The cauliflower is, in theory, a simpler proposition, although the lady behind my favourite veg stall informs me it’s currently rarer than hen’s teeth thanks to the winter floods. (Supermarkets, of course, seem to have fewer problems.) As with the potatoes, a brief dance in hot oil will bring out its flavour. Bear in mind that, as Singh suggests in his book Curry: Classic and Contemporary, if you cut the florets “slightly bigger than the potatoes, they will cook in roughly the same time, rather than overcooking and disintegrating before the potatoes are done”.
Sumayya Usmani’s aloo gobi. Photograph: Felicity Cloake for the Guardian
Although aloo gobi tends to be a fairly dry dish, some liquid is required to cook the vegetables and this generally comes in the form of tomatoes (although Jaffrey, who produces the wettest version I test, also adds water). In its homeland, of course, the tomatoes would almost always be fresh, but here, unless it’s high summer, I’d recommend the tinned variety – or adding a dollop of tomato puree as well, as Usmani recommends, “for colour”. Her sauce is rich and flavourful, which I suspect is because she takes the time to cook off the excess liquid from the tomatoes, simmering the curry “until the oil rises”, the classic sign of a well-cooked curry, and a detail missing from some of the other recipes.

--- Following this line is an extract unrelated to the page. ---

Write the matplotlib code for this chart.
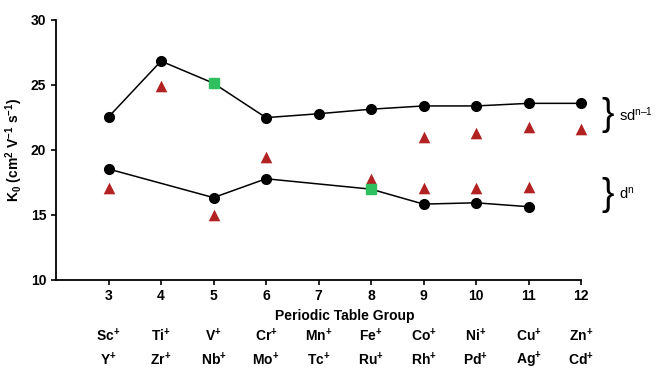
import matplotlib
matplotlib.use("Agg")
import matplotlib.pyplot as plt

plt.rcParams['font.family'] = ['Liberation Sans', 'DejaVu Sans']
plt.rcParams['mathtext.fontset'] = 'custom'
plt.rcParams['mathtext.rm'] = 'Liberation Sans'
plt.rcParams['mathtext.bf'] = 'Liberation Sans:bold'
plt.rcParams['mathtext.default'] = 'bf'

# sd^(n-1) configuration (upper line)
sd_groups = [3, 4, 5, 6, 7, 8, 9, 10, 11, 12]
sd_k0 = [22.5, 26.8, 25.1, 22.45, 22.75, 23.1, 23.35, 23.35, 23.55, 23.55]
sd_square_groups = [5]

# d^n configuration (lower line)
d_groups = [3, 5, 6, 8, 9, 10, 11]
d_k0 = [18.5, 16.3, 17.75, 16.95, 15.8, 15.9, 15.6]
d_square_groups = [8]

# triangles
tri_groups = [3, 4, 5, 6, 8, 9, 9, 10, 10, 11, 11, 12]
tri_k0 = [17.05, 24.9, 15.0, 19.4, 17.75, 20.95, 17.05, 21.25, 17.05, 21.75, 17.15, 21.55]

row1 = ["Sc", "Ti", "V", "Cr", "Mn", "Fe", "Co", "Ni", "Cu", "Zn"]
row2 = ["Y", "Zr", "Nb", "Mo", "Tc", "Ru", "Rh", "Pd", "Ag", "Cd"]
ticks = [3, 4, 5, 6, 7, 8, 9, 10, 11, 12]

fig = plt.figure(figsize=(6.56, 3.70), dpi=100)
ax = fig.add_axes([56 / 656, (370 - 279.5) / 370, (581 - 56) / 656, 260 / 370])

red = "#b22222"
green = "#2ec05e"

ax.scatter(tri_groups, tri_k0, marker="^", s=70, color=red, zorder=2, linewidths=0,
           clip_on=False)

for gx, gy, sq in [(sd_groups, sd_k0, sd_square_groups), (d_groups, d_k0, d_square_groups)]:
    ax.plot(gx, gy, color="black", lw=1.1, zorder=3, clip_on=False)
    cx = [x for x in gx if x not in sq]
    cy = [y for x, y in zip(gx, gy) if x not in sq]
    sx = [x for x in gx if x in sq]
    sy = [y for x, y in zip(gx, gy) if x in sq]
    ax.plot(cx, cy, "o", color="black", ms=7, zorder=4, clip_on=False)
    ax.plot(sx, sy, "s", color=green, ms=6.5, zorder=4, clip_on=False)

ax.set_xlim(2, 12)
ax.set_ylim(10, 30)
ax.set_xticks(ticks)
ax.set_yticks([10, 15, 20, 25, 30])
ax.tick_params(labelsize=10, width=1.2, length=3.5)
for lab in ax.get_xticklabels() + ax.get_yticklabels():
    lab.set_fontweight("bold")
for s in ["top", "right"]:
    ax.spines[s].set_visible(False)
for s in ["left", "bottom"]:
    ax.spines[s].set_linewidth(1.3)

ax.set_ylabel(r"K$_0$ (cm$^2$ V$^{-1}$ s$^{-1}$)", fontsize=10, fontweight="bold", labelpad=4)

tr = ax.get_xaxis_transform()
ax.text(7.5, -0.14, "Periodic Table Group", transform=tr, ha="center", va="center",
        fontsize=10, fontweight="bold")
for x, a, b in zip(ticks, row1, row2):
    ax.text(x, -0.215, a + r"$^{+}$", transform=tr, ha="center", va="center",
            fontsize=10, fontweight="bold")
    ax.text(x, -0.31, b + r"$^{+}$", transform=tr, ha="center", va="center",
            fontsize=10, fontweight="bold")

# braces
ax.text(12.5, 22.65, "}", fontsize=27, ha="center", va="center", clip_on=False)
ax.text(12.72, 22.65, "sd$^{\\mathrm{n\u20131}}$", fontsize=10.5, ha="left", va="center")
ax.text(12.5, 16.5, "}", fontsize=27, ha="center", va="center", clip_on=False)
ax.text(12.72, 16.6, r"d$^{\mathrm{n}}$", fontsize=10.5, ha="left", va="center")

fig.savefig("out.png", dpi=100)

Madhur Jaffrey’s aloo gobi. Photograph: Felicity Cloake for the Guardian
Only Patel eschews onion – and whether you go for Usmani’s sweeter, richer red onion, or the more widely used savoury yellow variety, it’s important to cook it until soft and golden, without letting it brown. Ginger and garlic complete this very Indian holy trinity of base flavours, and Patel also sticks in some smashed green chilli, but my panel prefers them left whole, a la Jaffrey, Singh and Usmani – and not only because some of them are total wimps. Whole chillis, simmered in the gravy, add a much gentler heat – and, as a bonus, they look quite pretty, too.
Jaffrey whizzes her onion, ginger and garlic into a paste before cooking, which means her gravy tastes overpoweringly of onion – no bad thing, but it doesn’t leave much room for the other flavours.

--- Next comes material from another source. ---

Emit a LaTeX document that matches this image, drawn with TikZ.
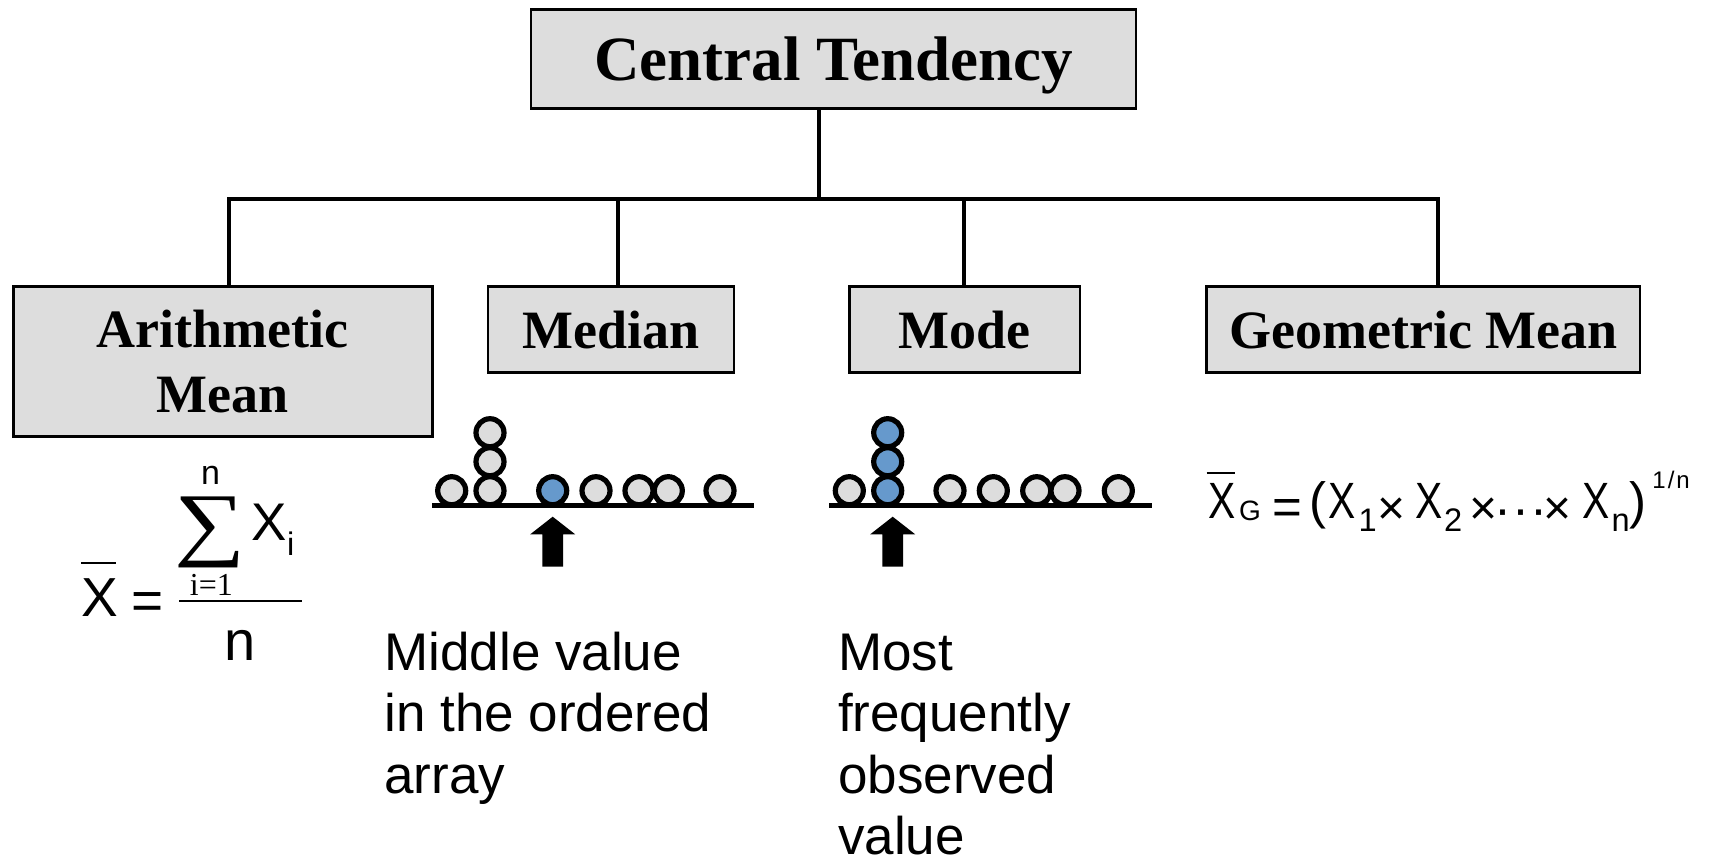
\documentclass[tikz,border=0pt]{standalone}
\usepackage{fontspec}
\setmainfont{Liberation Serif}
\setsansfont{Liberation Sans}
\newfontfamily\arialfam{Liberation Sans}
\usepackage{graphicx}
\usetikzlibrary{calc}
\definecolor{boxgrey}{RGB}{221,221,221}
\definecolor{ballblue}{RGB}{102,153,204}
\newcommand{\fsz}[2]{\fontsize{#1}{#2}\selectfont}
\newcommand{\lines}[1]{\parbox[t]{200pt}{\raggedright #1}}
\tikzset{
  catbox/.style={draw=black, line width=1.25pt, fill=boxgrey, inner sep=0pt, align=center, font=\bfseries\fsz{27pt}{32.5pt}},
  branch/.style={line width=2pt},
  ball/.style={circle, draw=black, line width=2.6pt, fill=boxgrey, minimum size=14pt, inner sep=0pt},
  axisline/.style={line width=2.75pt},
  caption/.style={anchor=base west, inner sep=0pt, font=\arialfam\fsz{26.5pt}{30.75pt}},
  sym/.style={inner sep=0pt, anchor=base},
  bigsym/.style={sym, font=\arialfam\fsz{25.5pt}{30pt}},
  opsym/.style={sym, font=\arialfam\fsz{24pt}{28pt}},
  bigx/.style={sym, anchor=base west, font=\arialfam\fsz{25.5pt}{30pt}},
  subsym/.style={sym, anchor=base west, font=\arialfam\fsz{16.3pt}{18pt}}
}
\begin{document}
\begin{tikzpicture}[x=0.5pt, y=-0.5pt]
    \useasboundingbox (0,0) rectangle (1733,864);

    % boxes of the tree
    \node[catbox, minimum width=302.4pt, minimum height=49.5pt, font=\bfseries\fsz{31.5pt}{36pt}, text depth=0pt] (top) at (833.6,58.8) {Central Tendency};
    \node[catbox, minimum width=209.5pt, minimum height=75pt] (am) at (222.8,361.7) {Arithmetic\\Mean};
    \node[catbox, minimum width=123pt, minimum height=43pt] (med) at (611,329.7) {Median};
    \node[catbox, minimum width=115.3pt, minimum height=43pt] (mode) at (964.7,329.7) {Mode};
    \node[catbox, minimum width=216.7pt, minimum height=43pt] (gm) at (1423.3,329.7) {Geometric Mean};

    % branches
    \coordinate (split) at (819.2,199.3);
    \coordinate (amdrop) at ([xshift=3.25pt]am.north);
    \coordinate (meddrop) at ([xshift=3.5pt]med.north);
    \coordinate (modedrop) at ([xshift=-0.5pt]mode.north);
    \coordinate (gmdrop) at ([xshift=7.35pt]gm.north);
    \draw[branch] (top.south -| split) -- (split);
    \draw[branch] (amdrop) |- (split) -| (gmdrop);
    \draw[branch] (meddrop) -- (meddrop |- split);
    \draw[branch] (modedrop) -- (modedrop |- split);

    % median data
    \draw[axisline] (432,505.3) -- (754,505.3);
    \foreach \bx [count=\i] in {451.7,490,596,639,668.3,720} {
        \node[ball] (med\i) at (\bx,490.7) {};};
    \node[ball] (medup1) at (490,461.7) {};
    \node[ball] (medup2) at (490,432.7) {};
    \node[ball, fill=ballblue] (medmid) at (552.7,490.7) {};

    % mode data
    \draw[axisline] (829,505.3) -- (1151.7,505.3);
    \foreach \bx [count=\i] in {849.3,950,993.3,1036.7,1065,1118.3} {
        \node[ball] (mode\i) at (\bx,490.7) {};};
    \foreach \by [count=\i] in {490.7,461.7,432.7} {
        \node[ball, fill=ballblue] (modeup\i) at (887.7,\by) {};};

    % pointers
    \foreach \ax in {552.7,892.7} {
        \fill (\ax-10.3,566.7) -- (\ax-10.3,534.3) -- (\ax-22.5,534.3) -- (\ax,516.7)
            -- (\ax+22.5,534.3) -- (\ax+10.3,534.3) -- (\ax+10.3,566.7) -- cycle;};

    \node[caption] (medtext) at (384,670) {\lines{Middle value\\in the ordered\\array}};
    \node[caption] (modetext) at (837.7,670) {\lines{Most\\frequently\\observed\\value}};

    % arithmetic mean formula
    \node[sym, anchor=base west, font=\arialfam\fsz{27.5pt}{30pt}] (amx) at (81.5,616) {X};
    \draw[line width=1pt] (81,562.7) -- (116,562.7);
    \node[sym, font=\arialfam\fsz{27.5pt}{30pt}] (ameq) at (148,619) {=};
    \draw[line width=1pt] (179,601.3) -- (302,601.3);
    \node[inner sep=0pt] (amsum) at (210,532.7) {\resizebox{35.6pt}{26.8pt}{∑}};
    \node[sym, font=\arialfam\fsz{17pt}{20pt}] (amtopn) at (210.5,484.3) {n};
    \node[sym, font=\fsz{16pt}{18pt}] (amfrom) at (211.4,595) {i=1};
    \node[sym, anchor=base west, font=\arialfam\fsz{26.5pt}{30pt}] (amxi) at (251.5,540) {X};
    \node[subsym] (ami) at (286.8,555) {i};
    \node[sym, font=\arialfam\fsz{28pt}{30pt}] (amn) at (240.5,660) {n};

    % geometric mean formula
    \node[bigx] (gmx) at (1208.3,518.3) {\scalebox{0.8}[1]{X}};
    \draw[line width=1pt] (1206.7,472.7) -- (1235,472.7);
    \node[sym, anchor=base west, font=\arialfam\fsz{14pt}{16pt}] (gmg) at (1238.7,520) {G};
    \node[bigsym] (gmeq) at (1287.5,524) {=};
    \node[bigsym] (gmopen) at (1318.3,518.3) {(};
    \node[bigx] (gmx1) at (1328.3,518.3) {\scalebox{0.8}[1]{X}};
    \node[subsym] (gmone) at (1358.2,531.7) {1};
    \node[opsym] (gmtimesa) at (1391.7,524) {×};
    \node[bigx] (gmx2) at (1415,518.3) {\scalebox{0.8}[1]{X}};
    \node[subsym] (gmtwo) at (1443.7,531.7) {2};
    \node[opsym] (gmtimesb) at (1483.3,524) {×};
    \node[bigsym] (gmdots) at (1520.8,526) {·\kern0.5pt·\kern0.5pt·};
    \node[opsym] (gmtimesc) at (1557.5,524) {×};
    \node[bigx] (gmxn) at (1581.7,518.3) {\scalebox{0.8}[1]{X}};
    \node[subsym] (gmn) at (1611.2,531.7) {n};
    \node[bigsym] (gmclose) at (1638.3,518.3) {)};
    \node[sym, anchor=base west, font=\arialfam\fsz{12pt}{14pt}] (gmexp) at (1652,488.3) {1\kern1pt/\kern1pt n};

\end{tikzpicture}
\end{document}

Kaushy Patek’s aloo gobi. Photograph: Felicity Cloake for the Guardian
A few spices pop up in almost every recipe I try – cumin, for example, which pairs beautifully with cauliflower, and turmeric for colour. Coriander seeds add a pleasing zestiness, and I love the savoury hit of Usmani’s nigella seeds, which performs a similar role to Jaffrey and Patel’s more garlicky asafoetida, but looks more attractive. She’s also the only one to use dried fenugreek leaves – generally sold as methi, which gives her dish a distinctive bitter herbaceousness. This is balanced by the sweetness of homemade garam masala (cinnamon, cardamom, cloves and star anise) – it’s not essential, but it does make for a more interesting flavour. Add chilli powder to taste; aloo gobi should be a very homely pleasure, and one person’s comforting warmth is another’s sweaty nightmare.

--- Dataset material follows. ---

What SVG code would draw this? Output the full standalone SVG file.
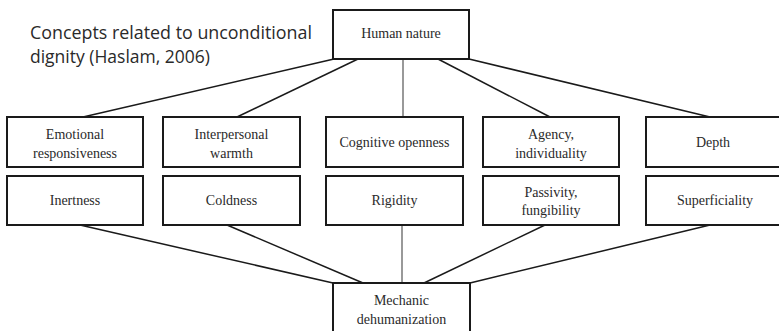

A squeeze of lime juice, as Singh suggests, adds an acidic element (which is lacking in tinned tomatoes in particular), and a handful of coriander adds freshness; both welcome in a carb-rich dish that can tend towards the heavy. If you prefer it heavy, however, then you might enjoy Patel’s finishing touch: a big dollop of butter – which may go some way to explaining why Indian restaurant food always tastes so good.
Perfect aloo gobi
Felicity Cloake’s perfect aloo gobi. Photograph: Felicity Cloake for the Guardian
4 tbsp neutral oil
1 tsp cumin seeds
½ tsp nigella seeds
350g waxy potatoes, cut into rough 2.5cm dice
1 medium cauliflower, cut into florets and chunks of stalk slightly larger than the potato
1 yellow onion, finely sliced
4 garlic cloves, crushed
1 tbsp grated ginger
1 tin of plum tomatoes, roughly chopped, or 5 chopped fresh tomatoes and 1 tbsp tomato puree
2 tsp coriander seeds, toasted in a dry pan and ground
½-1 tsp medium chilli powder
½ tsp turmeric
2-4 small green chillies, slit along their length
1 tsp salt
1 tbsp methi (dried fenugreek leaves)
1 tsp garam masala
Juice of ½ a lime
Small bunch of fresh coriander, chopped
Heat the oil in a wide, lidded pan over a medium-high heat. When it’s hot, add the cumin and nigella seeds and cook for a few seconds util they pop, then add the potatoes and sauté until golden. Scoop out with a slotted spoon and repeat with the cauliflower, then scoop this out into a separate bowl.
Turn the heat down to medium-low, add a little more oil if necessary, and add the onion. Cook until soft and golden but not brown, then stir in the garlic and ginger and cook for a couple of minutes. Tip in the tomatoes, ground coriander, chilli and turmeric and cook, stirring regularly, until the oil begins to pool around the side of the pan.
Add the potatoes back in along with the fresh chillies and salt, bring to a simmer, turn down the heat, cover and cook for five minutes. Add the cauliflower and a good splash of water, cover and cook until both are tender, stirring occasionally to make sure it doesn’t stick, and adding more water if necessary.
Take off the heat, stir in the methi and garam masala and leave for 10 minutes, then stir in the lime juice and fresh coriander before serving – Usmani recommends pairing it with “plain basmati, naan, paratha or brioche buns, and a pickle or chutney”.